In order to finish the configuration change above we needed about two hours. The remaining hour from our maintenance window will be used for testing the traffic and make sure nothing was left behind.
The new networking diagram will look like this one:

Part B: IAD-DRG-4 and IAD-DRG-5
Two hours maintenance window required
In this part we will deal with the move of IAD-Dev-VCN and IAD-UAT-VCN away from IAD-DRG-4 and IAD-DRG-5 respectively.
B-1 (20 minutes to complete)
In this section we will move IAD-Dev-VCN and IAD-UAT-VCN to IAD-DRG-2. Prior to move the VCNs, on IAD-DRG-2 we will create two DRG Route Tables each with its own Import Route Distribution. This is needed because we need to assure that IAD-Dev-VCN can talk only to IAD-UAT-VCN and vice-versa and both to on-premises via the two dedicated FastConnect VCs configured on IAD-DRG-4 (both FastConnect VCs will be moved to IAD-DRG-2 in the next part).
Proceed with the VCN move to IAD-DRG-2 and assign to each DRG VCN attachment the correct DRG Route Table created above. In the Import Route Distribution just add the desired VCN CIDR (e.g for IAD-Dev-VCN import IAD-UAT-VCN and vice-versa). At this point, we only need to configure the routes for each and every subnet on both VCNs to have the IAD-DRG-2 as next-hop. The connectivity is restored between the two VCNs.
B-2 (20 minutes to complete)
The next step is to move the FastConnect VCs from IAD-DRG-4 to IAD-DRG-2. The two VCs are serving only IAD-Dev-VCN and IAD-UAT-VCN. Before proceeding with the VCs move, we need to create on IAD-DRG-2 one separate DRG Route Table that will be associated with the two VCs.
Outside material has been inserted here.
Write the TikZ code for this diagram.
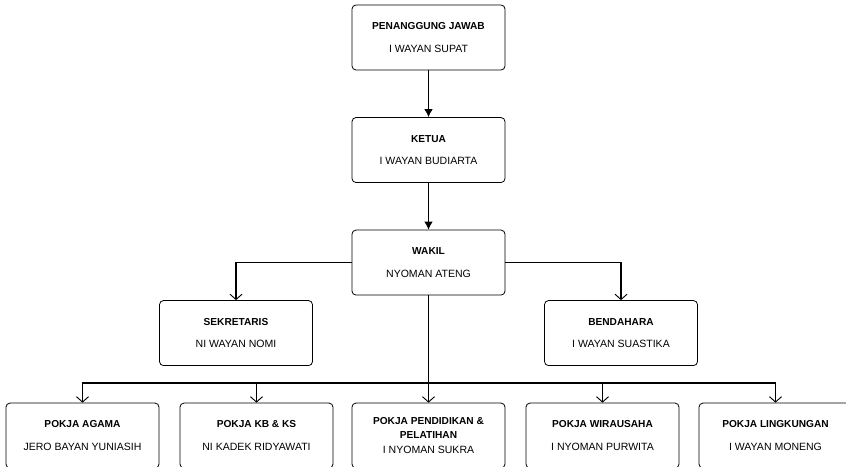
\documentclass[tikz,border=0pt]{standalone}
\usepackage{fontspec}
\setmainfont{Liberation Sans}
\usetikzlibrary{arrows.meta,calc,positioning}
\newcommand{\jab}[1]{{\fontsize{7.6}{10}\selectfont\bfseries #1}}
\tikzset{
    block/.style = {draw, rectangle, rounded corners=3pt, line width=0.6pt,
        minimum height=48.75pt, minimum width=114.75pt, align=center,
        font=\fontsize{7.9}{10}\selectfont},
    line/.style = {draw, line width=1pt},
    arrow/.style = {line, -{Latex[length=6pt,width=6.5pt]}},
    branch/.style = {line, -{Straight Barb[length=4pt,width=9pt,line width=0.7pt]}},
    split/.style = {coordinate}
}
\begin{document}
\begin{tikzpicture}[x=0.75pt, y=-0.75pt, node distance=84.4pt]
        \useasboundingbox (0,0) rectangle (846,467);
        \node [block] (pj) at (428.5,37.5) {\jab{PENANGGUNG JAWAB}\\[7pt] I WAYAN SUPAT};
        \node [block, below of=pj] (ketua) {\jab{KETUA}\\[7pt] I WAYAN BUDIARTA};
        \node [block, below of=ketua] (wakil) {\jab{WAKIL}\\[7pt] NYOMAN ATENG};
        \draw [arrow] (pj) -- (ketua);
        \draw [arrow] (ketua) -- (wakil);
        % sekretaris dan bendahara
        \node [block] (sekr) at ($(wakil)+(-192.5,70.5)$) {\jab{SEKRETARIS}\\[7pt] NI WAYAN NOMI};
        \node [block] (benda) at ($(wakil)+(192.5,70.5)$) {\jab{BENDAHARA}\\[7pt] I WAYAN SUASTIKA};
        \draw [branch] (wakil.west) -| (sekr);
        \draw [branch] (wakil.east) -| (benda);
        % pokja
        \node [block, below of=wakil, node distance=129.75pt] (pend) {\jab{POKJA PENDIDIKAN \&}\\[0pt] \jab{PELATIHAN}\\[1.5pt] I NYOMAN SUKRA};
        \node [block, left of=pend, node distance=129pt] (kbks) {\jab{POKJA KB \& KS}\\[7pt] NI KADEK RIDYAWATI};
        \node [block, left of=kbks, node distance=130.5pt] (agama) {\jab{POKJA AGAMA}\\[7pt] JERO BAYAN YUNIASIH};
        \node [block, right of=pend, node distance=130.5pt] (wira) {\jab{POKJA WIRAUSAHA}\\[7pt] I NYOMAN PURWITA};
        \node [block, right of=wira, node distance=129.75pt] (ling) {\jab{POKJA LINGKUNGAN}\\[7pt] I WAYAN MONENG};
        \node [split] (bar) at ($(wakil)+(0,120.5)$) {};
        \draw [branch] (wakil) -- (pend);
        \foreach \n in {agama,kbks,wira,ling}{
            \draw [branch] (bar) -| (\n);
            }
\end{tikzpicture}
\end{document}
In the DRG Route Table associated with the VCs we will import IAD-Dev-VCN and IAD-UAT-VCN CIDRs.
B-3 (20 minutes to complete)
IAD-DRG-5 holds an RPC to OCI Phoenix region with PHX-DRG-2. This RPC is used only by IAD-UAT-VCN. The question is, should we create a new RPC from IAD-DRG-2 to PHX-DRG-2 only for IAD-UAT-VCN or we can use the existing RPC between IAD-DRG-2 and PHX-DRG-2? The design must comply with the following: a) IAD-Production-VCN must have connectivity only to the intended VCNs in PHX region and b) IAD-UAT-VCN must have connectivity only to the intended VCNs in PHX region, that being said, each VCN must have only specific routes to Phoenix secondary region, not all.
Based on the routing segregation request, we will use the existing RPC between IAD-DRG-2 and PHX-DRG-2 over which we are announcing any desired VCN CIDR with just one configuration change at the DRG IAD-Production-VCN and IAD-UAT-VCN Route Table attachments. Instead of dynamic importing the routes received over the RPC between IAD-DRG-2 and PHX-DRG-2, we will create static routes on each and every DRG VCN attachment (for IAD-Production-VCN and IAD-UAT-VCN) for the desired destinations in the remote region with the RPC as next-hop. The same configuration needs to be performed in the remote region as well.
After this point, the entire connectivity is restored and we will use the remaining hour for validating all the services can communicate.
The final optimized and optimal networking design is listed below:

In order to reach the above routing and networking structure we needed 5 hours of maintenance window split in two working sessions. Just one DRG can handle up to 300 attachments, there is no need to use multiple DRGs for each VCN since the DRG is not acting just as a traditional router, it is an advanced and redundant routing engine that can handle and accommodate many complex networking scenarios. In order to avoid the situations when we need to optimize a production network, it is better to have some very good networking discussions and architecture design in the early stages of the project. Going with the best in class networking design from the very first go, will assure that all the time we can include the newest services with no changes or insignificant changes at the networking level.
Final note: There are some corner cases where multiple DRGs are required for very specific networking and security posture.